My latest article for the Kansas City Star:

A Grownup Halloween

Somewhere around the age of 35, I lost interest in decorating for Halloween. As a photo stylist, I had the added pressure of arriving in the cleverest costume, which led me to declining most party invitations.

I suddenly I found myself turning all the lights out on Oct. 31 and planning a long dinner away from home, all the while hoping my house wouldn’t be egged and toilet-papered while I was gone. But then I became a retailer.

The customers in my neighborhood shopping center demanded I pay more attention to fall and Halloween decorations. The problem was, I wasn’t much into selling cute little pumpkin people with striped leggings. I wanted to put a new twist on ghoulish styling that would fit my store’s aesthetic.

My first plan of attack? Bring out the antiques — the older the better. This is one time the broken, the ripped and the crooked work for you. Dissecting an idea or theme is one way to come up with an unusual idea for seasonal decorating. For me, it means thinking of all things old.

One season, I started with Grandma’s squeaky rocker, then added old tapestries and cargo trunks, and the beginnings of a vignette started coming to life. But take it one step further: What would be in the trunk? Old letters, a faded wedding dress, high-top shoes, top hat, cane, gloves and books. What would Grandmother have in her parlor? Old portraits, smoking pipes, glasses and velvet drapes.

Once the elements are put together, it’s time to add your not-so-typical Halloween items. Old clocks are one of my favorites, as well as crystal liqueur decanters, cameo brooches and tattered needlepoint pillows. Add a black crow or owl, fake spider or taxidermy and there you have it — an adult version of a Halloween display.
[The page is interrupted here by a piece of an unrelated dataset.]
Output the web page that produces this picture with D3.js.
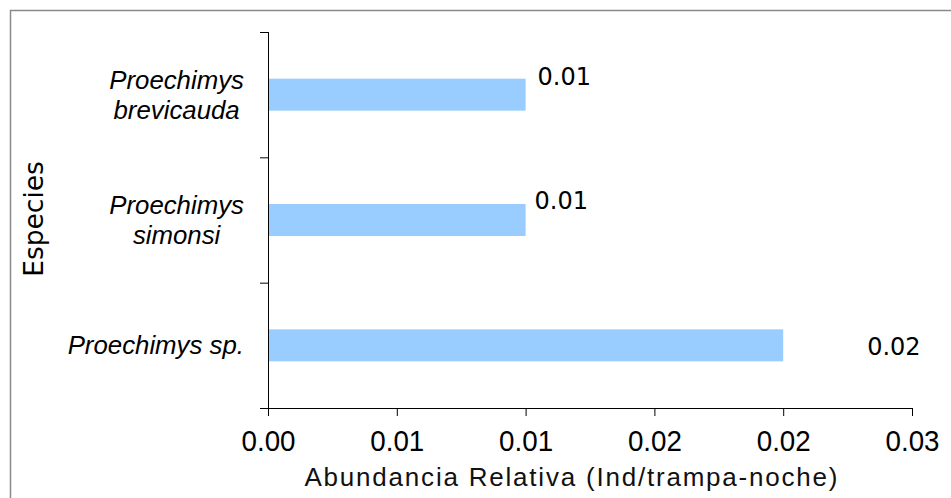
<!DOCTYPE html>
<html>
<head>
<meta charset="utf-8">
<script src="https://cdn.jsdelivr.net/npm/d3@7"></script>
<style>
  html, body { margin: 0; padding: 0; background: #fff; }
  svg { display: block; }
</style>
</head>
<body>
<svg id="chart" width="951" height="498"></svg>
<script>
// Species (top to bottom) and relative abundance (individuals / trap-night)
const species = [
  ["Proechimys", "brevicauda"],
  ["Proechimys", "simonsi"],
  ["Proechimys sp."]
];
const abundance = [0.01, 0.01, 0.02];
const valueLabels = ["0.01", "0.01", "0.02"];

// X axis ticks and their printed labels
const xTickValues = [0, 0.005, 0.01, 0.015, 0.02, 0.025];
const xTickLabels = ["0.00", "0.01", "0.01", "0.02", "0.02", "0.03"];

const xTitle = "Abundancia Relativa (Ind/trampa-noche)";
const yTitle = "Especies";

const svg = d3.select("#chart");
const plot = { left: 268, right: 912, top: 32, bottom: 408 };
const axisFont = "'Liberation Sans', Arial, sans-serif";

// frame around the chart area
svg.append("rect")
  .attr("x", 10.5).attr("y", 10.5)
  .attr("width", 960).attr("height", 520)
  .attr("fill", "none")
  .attr("stroke", "#8a8a8a")
  .attr("stroke-width", 1.5);

const x = d3.scaleLinear()
  .domain([0, 0.025])
  .range([plot.left, plot.right]);

const y = d3.scaleBand()
  .domain(d3.range(species.length))
  .range([plot.top, plot.bottom])
  .paddingInner(0.745)
  .paddingOuter(0.3725);

// category boundaries for the vertical axis ticks
const yEdges = d3.scaleLinear()
  .domain([0, species.length])
  .range([plot.top, plot.bottom]);

// bars
svg.append("g")
  .selectAll("rect")
  .data(abundance)
  .join("rect")
  .attr("x", x(0))
  .attr("y", (d, i) => y(i))
  .attr("width", d => x(d) - x(0))
  .attr("height", y.bandwidth())
  .attr("fill", "#99ccff");

// X axis
const xAxis = svg.append("g")
  .attr("transform", `translate(0,${plot.bottom})`)
  .call(d3.axisBottom(x)
    .tickValues(xTickValues)
    .tickFormat((d, i) => xTickLabels[i])
    .tickSize(8)
    .tickSizeOuter(0));
xAxis.select(".domain").attr("d", `M${plot.left - 8},0.5H${plot.right}`);
xAxis.selectAll("line").attr("stroke", "#000");
xAxis.selectAll("text")
  .attr("y", 43)
  .attr("dy", null)
  .attr("font-family", axisFont)
  .attr("font-size", 30)
  .attr("textLength", 54)
  .attr("lengthAdjust", "spacingAndGlyphs")
  .attr("fill", "#000");

// Y axis: ticks mark the edges between categories
const yAxis = svg.append("g")
  .attr("transform", `translate(${plot.left},0)`)
  .call(d3.axisLeft(yEdges)
    .ticks(species.length)
    .tickFormat("")
    .tickSize(8)
    .tickSizeOuter(0));
yAxis.select(".domain").attr("d", `M0.5,${plot.top}V${plot.bottom + 8}`);
yAxis.selectAll("line").attr("stroke", "#000");

// category labels: right-aligned block, lines centred within it
const catFont = 25.8;
const labelRight = 244;
const catGroups = svg.append("g")
  .attr("font-family", "'Liberation Sans', Arial, sans-serif")
  .attr("font-style", "italic")
  .attr("font-size", catFont)
  .attr("fill", "#000")
  .selectAll("text")
  .data(species)
  .join("text")
  .attr("text-anchor", "middle");

catGroups.each(function (lines, i) {
  const t = d3.select(this);
  const cy = y(i) + y.bandwidth() / 2;
  const lineGap = 30;
  const first = cy - (lines.length - 1) * lineGap / 2 + 9;
  lines.forEach((s, k) => {
    t.append("tspan").attr("y", first + k * lineGap).text(s);
  });
  let w = 0;
  t.selectAll("tspan").each(function () { w = Math.max(w, this.getComputedTextLength()); });
  t.selectAll("tspan").attr("x", labelRight - w / 2);
});

// value labels beside each bar
const labelNudge = [[12, -10], [9, -11], [84, 10]];
svg.append("g")
  .attr("font-family", "'DejaVu Sans', sans-serif")
  .attr("font-size", 24)
  .attr("fill", "#000")
  .selectAll("text")
  .data(abundance)
  .join("text")
  .attr("x", (d, i) => x(d) + labelNudge[i][0])
  .attr("y", (d, i) => y(i) + y.bandwidth() / 2 + labelNudge[i][1])
  .text((d, i) => valueLabels[i]);

// axis titles
svg.append("text")
  .attr("x", 571)
  .attr("y", 486)
  .attr("text-anchor", "middle")
  .attr("font-family", axisFont)
  .attr("font-size", 26)
  .attr("textLength", 533)
  .attr("lengthAdjust", "spacing")
  .attr("fill", "#111")
  .text(xTitle);

svg.append("text")
  .attr("transform", "translate(43,219) rotate(-90)")
  .attr("text-anchor", "middle")
  .attr("font-family", "'DejaVu Sans', sans-serif")
  .attr("font-size", 26.5)
  .attr("fill", "#000")
  .text(yTitle);
</script>
</body>
</html>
Each fall, I build around a different theme for the store’s seasonal decorating. Any one of these retail ideas could easily work in the average home.

My first year, I chose to design around wonderful velvet crows I found, calling it the Year of the Raven. I decided to forgo the typical orange color of Halloween by using only black and white. A large chalky Grecian bust was placed in the center of a dining table, fallen branches were piled high in urns around her and dozens of black crows were perched on her head, shoulders and throughout the trees.

Another year, we titled our event Haunted Opera, with candelabras and drippy candles, tattered lace curtains blowing through salvaged window frames, crystal chandeliers hung low and torn sheet music covering the tabletops. Black masks- also a great decorating item- hung over sconces or in dried arrangements.

This year is our Freak Show theme, which is just a play on words for a creepy carnival display. We’ve used crazy old doll heads as shades atop small lamps. Oversized masks are hung like portraits and fun house mirrors are displayed under a makeshift circus tent. The image above is complied of velvet birds and old ladders. Imagine this image against the side of your garage for all the neighbors to see.